In our initial study, our research focused on understanding our users - people with visual impairment. After the study, we found the definition of visually impaired. Based on the definition, we research different kinds of visual impairment and the consequences of visual impairment. These consequences include personal effects for people with visual impairment as well as effects on social relationships. The second research goal of our research is to understand the tools that can help people with visual impairment. The first is Screen Readers, and the second one is the accessibility features on smart devices. Finally, we also studied physical products that can help people.

Research by Proxy

For the proxy research, we look at users’ reviews on the App Store and YouTube and also comments on Reddit. We discovered that the reason why visually impaired people need to use OCR app to scan documents instead of just taking a photo is because OCR app support voice-over, it can convert images into text and make the searching process more accessible. During the research, we also found out that visually impaired users did not notice that they took a blurry photo or did not scan the whole document. After the proxy research, we decided to add some new features to our product. First, we added a “Search by Item” to the “Find Receipt” page, and we also added a voice and vibration edge detection reminder to solve the scanning problem.

User Testing Results

After user testing, we found that all participants liked our intuitive and clean page design, which helped them to identify the interface elements. When participants used our MVP, we found that users could complete the tasks on their own smoothly in most cases. However, in the task that required participants to use the filter, all participants got confused. This was because the filter icon was designed to be small, and the participants could not see the internal details to confirm what this icon represented. This situation also occurred in our voice bar. Users could not associate the icon with voice assistance and thought it was more like an AI assistant like Siri or a volume adjustment button. In think-aloud, all participants mentioned that the back button in the upper right corner was uncomfortable for them. 

 We found this in a later review due to our clean UI and high-contrast color settings.


Visual Design

Logo Design

Initially, we had more elements & colors in the logo, then we constantly cleaned and simplified it to our final decision.

Design System

Since we are designing for a target audience of those who are visually impaired it was important that we had a design system that was consistent but was overall functional across our screens. We opted for one accessible font, a monochrome color palette with one accent colour and designed mainly using columns and occasionally grids. The colour palette was adjusted to be blue-based, and high enough contrast to pass contrast tests (minimum of 4.5:1 ratio or higher). 


Screen Design

Design Decision

Overall, through three iterations, we started from a functional base to an aesthetically pleasing polish.
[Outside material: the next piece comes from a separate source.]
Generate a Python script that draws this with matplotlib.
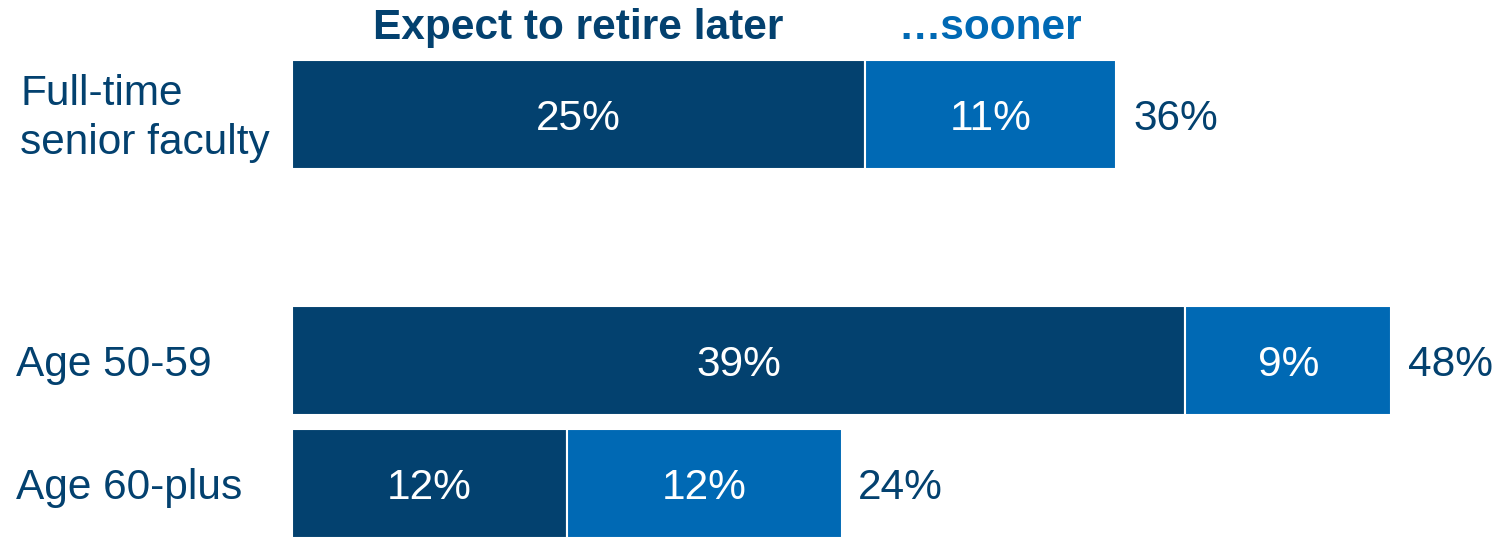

For iteration 1, the majority of visual design was focused on the functionality and figuring out the flow of the application. Due to this, the app's design looked very utilitarian, with large buttons, maximum contrast, and many colors. No conclusive design system has been established just yet. 

IT2 

For iteration 2, we took the functionality from iteration 1 and made it more aesthetically pleasing. We focused on fully flushing out a design system before re-iterating the screens. 

IT3 

Re-iteration focused mainly on re-iterating and adjustments from iteration 2. Fundamentally, iteration 3 doesn’t look all that different from iteration 2, but a lot of adjustments have been made, from the color palette to navigation bars, and new screens and flows have been introduced to create a more flushed MVP.